Designer and illustrator

I'm a designer and illustrator, originally from Nigeria, but now based in New York. I'm currently a lead designer at Cambridge University Press; I work on branding and user experience there. For the past few years, I've also been building Pixel Fable, a series of interactive children's stories based on African fables.

Based on my explorations of storytelling and technology, I've also been fortunate enough to speak at Webvisions and NYCUXPA about digital narratives. There's something magical about approaching the web as a storytelling tool- the code, the moving/static images, and the interaction, all bring us back to more thoughtful narratives. I really enjoy talking about it!


My time is split between professional and personal work, so my tools differ, but I have an iMac that I use regularly, along with a Wacom tablet for illustration. Honestly, the Wacom tablet is probably the most important piece of hardware I own. The work I've produced with it has brought me more joy than anything else, is all.


Again, this varies, but as with most other designers, I use the Creative Suite a lot, along with Coda and Codekit for front end dev for Pixel Fable. I'm just starting to get into GitHub and other ways of speeding up my responsive design workflow, so my list of apps will undoubtedly increase in the next few months. I also find that using online platforms, like Tapestry or Readymag, offer me a great amount of control of content online, without needing to build presentation mechanisms.


A few computer screens and a picture window of the ocean would be pretty great.
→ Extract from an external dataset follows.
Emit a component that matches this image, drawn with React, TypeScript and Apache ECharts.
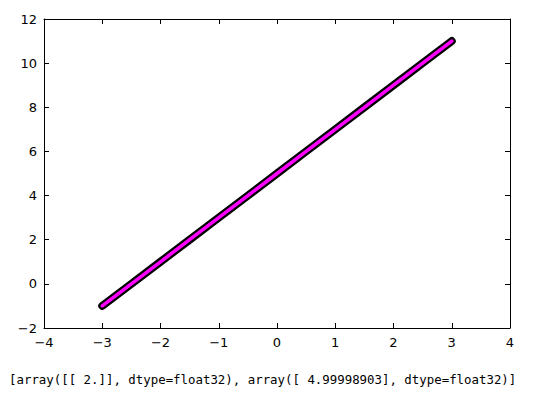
import React, { useEffect, useRef } from "react";
import * as echarts from "echarts";

const xValues = [-3, -2.5, -2, -1.5, -1, -0.5, 0, 0.5, 1, 1.5, 2, 2.5, 3];
const yValues = [-1, 0, 1, 2, 3, 4, 5, 6, 7, 8, 9, 10, 11];
const captionText = "[array([[ 2.]], dtype=float32), array([ 4.99998903], dtype=float32)]";

const fmt = (v: number) => (v < 0 ? "\u2212" + Math.abs(v) : String(v));

export default function App() {
  const ref = useRef<HTMLDivElement>(null);
  useEffect(() => {
    if (!ref.current) return;
    const chart = echarts.init(ref.current, undefined, { renderer: "svg" });
    const pts = xValues.map((x, i) => [x, yValues[i]]);
    const axisCommon = {
      axisLine: { show: true, onZero: false, lineStyle: { color: "#000", width: 1 } },
      axisTick: { show: true, inside: true, length: 5, lineStyle: { color: "#000" } },
      splitLine: { show: false },
    };
    const labelStyle = { color: "#000", fontFamily: "DejaVu Sans", fontSize: 13 };
    chart.setOption({
      animation: false,
      backgroundColor: "#fff",
      grid: { left: 44, top: 19, right: 28, bottom: 68, containLabel: false },
      xAxis: [
        { type: "value", min: -4, max: 4, interval: 1, position: "bottom", ...axisCommon,
          axisLabel: { ...labelStyle, margin: 8, formatter: fmt } },
        { type: "value", min: -4, max: 4, interval: 1, position: "top", ...axisCommon,
          axisLabel: { show: false } },
      ],
      yAxis: [
        { type: "value", min: -2, max: 12, interval: 2, position: "left", ...axisCommon,
          axisLabel: { ...labelStyle, margin: 7, formatter: fmt } },
        { type: "value", min: -2, max: 12, interval: 2, position: "right", ...axisCommon,
          axisLabel: { show: false } },
      ],
      series: [
        { type: "line", data: pts, showSymbol: false, symbol: "none",
          lineStyle: { color: "#000", width: 8, cap: "round", join: "round" }, z: 2 },
        { type: "line", data: pts, showSymbol: false, symbol: "none",
          lineStyle: { color: "#ff00ff", width: 3.5, cap: "round", join: "round" }, z: 3 },
      ],
      graphic: [
        { type: "text", left: 9, top: 373,
          style: { text: captionText, fill: "#000", font: "12.4px 'DejaVu Sans Mono'" } },
      ],
    });
    return () => chart.dispose();
  }, []);
  return <div ref={ref} style={{ width: 538, height: 396, position: "absolute", left: 0, top: 0 }} />;
}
I guess inspiration can strike anywhere, but I have a few techniques that I use when I get a bit stuck. First, being in and around water helps me greatly. Swimming, walking in rain, or being by the ocean tend to put me in a contemplative mood, and that in turn leads to new visual connections and inspiration. Second, I try to create mood-boards or panels of the things Im thinking about. It may look chaotic at first, but it allows me to crop smaller areas, choosing colors and patterns that will work with the visual problem I'm trying to solve.